No señora. He is 18. He’s an adult. He’s capable. 

That was it. All I could do was stand there and peek inside. I felt like the worst “Mamá Gallina” ever –  literally a Mother Hen, or Mama Bear in English.

Oh, there he was! He had just come through the review of the documents, and walked straight past me to the place where he needed to hand over the papers. 

Teo didn’t even glance in my direction. He was totally focused on the task. 

I couldn’t believe it. He was actually doing it!

I texted Alberto. I really needed to share this moment with him. I was feeling all the feels. Our kid was doing so well! I felt surprised and satisfied, and I realized also felt proud. 

Alberto immediately got back to me, and said he knew exactly what I was feeling. He had had the same experience when they had gone to pick up the ID card. 

He shared that they had waited together and when it was Teo’s turn, Teo had gotten up and walked straight to the place where he had to sign and receive his ID card. 

He had done all of this without even one glance at his dad.

Clearly, Alberto had gone through the same feelings as I was experiencing right then and there. Surprise, satisfaction – and pride. 

A rite of passage

Teo has expressed many times that he doesn’t want to be challenged, that he ripens at his own pace. Basically he asks for support when he needs it.  

In these two instances it wasn’t me or his dad who were challenging him. We were not the ones saying that he HAD to do these things on his own.

It’s just how the system works. Only the person renewing the passport is allowed inside. The rest of us stand waiting on the sidewalk…Teo knew he didn’t have much choice but to do what was asked of him. 

To watch him go through the renewal of his passport was amazing. 

We had done what we could to support him. Now it was up to him to do the rest. And he just sailed through it like he never did anything else but this. 

It felt like a rite of passage. 

And I remember thinking that surely something in him must shift.

Maybe a realization that he is both able and capable in spite of the discomfort?

When Teo was done, he came out looking relieved. 

We went for breakfast to celebrate, and then went back so he could pick up his new passport. 

What a win!

Meeting kids where they’re at

Back home, I quickly realized some things were shifting. 

At one point Teo needed something from the store, and he went to get it. 

At another time, he took family members to a restaurant he had never been to before. 

He got a table, asked the waiter all sorts of questions, managed to order for everybody and… showed an amazing sense of responsibility and accountability.

Many people have asked me during the years if I shouldn’t challenge Teo more.

I guess it’s easy to imagine that I’m a permissive parent that lacks boundaries around her kid and that tends to overprotect him. 

I mean, I do ask myself those questions every now and then.

But… I also know my son really well. I know what works and what doesn’t work. 

What I have tried to do all these years, is meet him where he is at. Not where I think he needs to be. 
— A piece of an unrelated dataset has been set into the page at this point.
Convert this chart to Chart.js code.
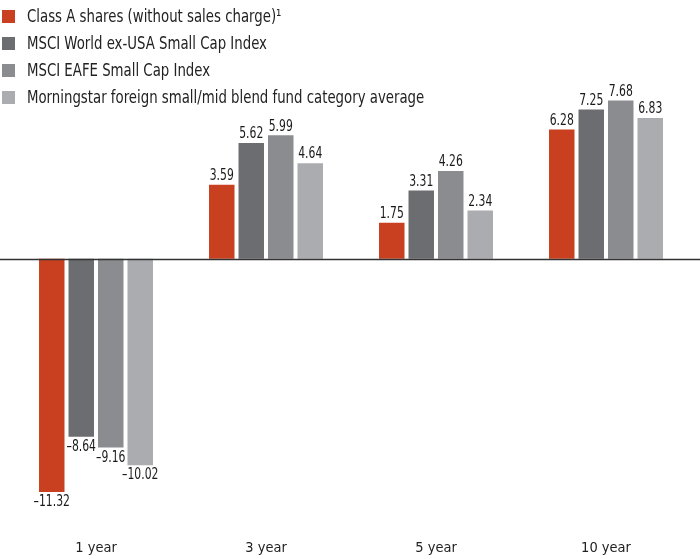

It takes courage parenting without coercion

I’m going to be honest. It takes a lot of courage to do that. Because not only have I had to leave the schoolish mindset of comparisons, measurements and standardizations behind. I mean WHO can define when a fellow human is ready for anything?

But I also have had to put up with being constantly questioned in my parenting. It has always happened by neurotypicals that have never had to navigate neurodivergence. They are simply not capable of recognizing the invisible limitations and disabilities that come with a mind that is wired differently from what the neuronormative society demands… 

Well, it’s hard. It’s been hard all along and it still is hard. 

I wonder how society would change if we could leave all expectations behind… Stop comparing and measuring against an arbitrarily set norm… And instead meet all humans where they’re at. My guess is we would have a kinder and gentler society than the one we live in today. 

I’ll keep supporting Teo when he needs it, trusting that he can set his own boundaries when I turn into that “Mamá Gallina”. 

Also, I welcome all his requests for support. Who knows how long it will last? Maybe all my life. Or maybe, one day, Teo will fly solo fully.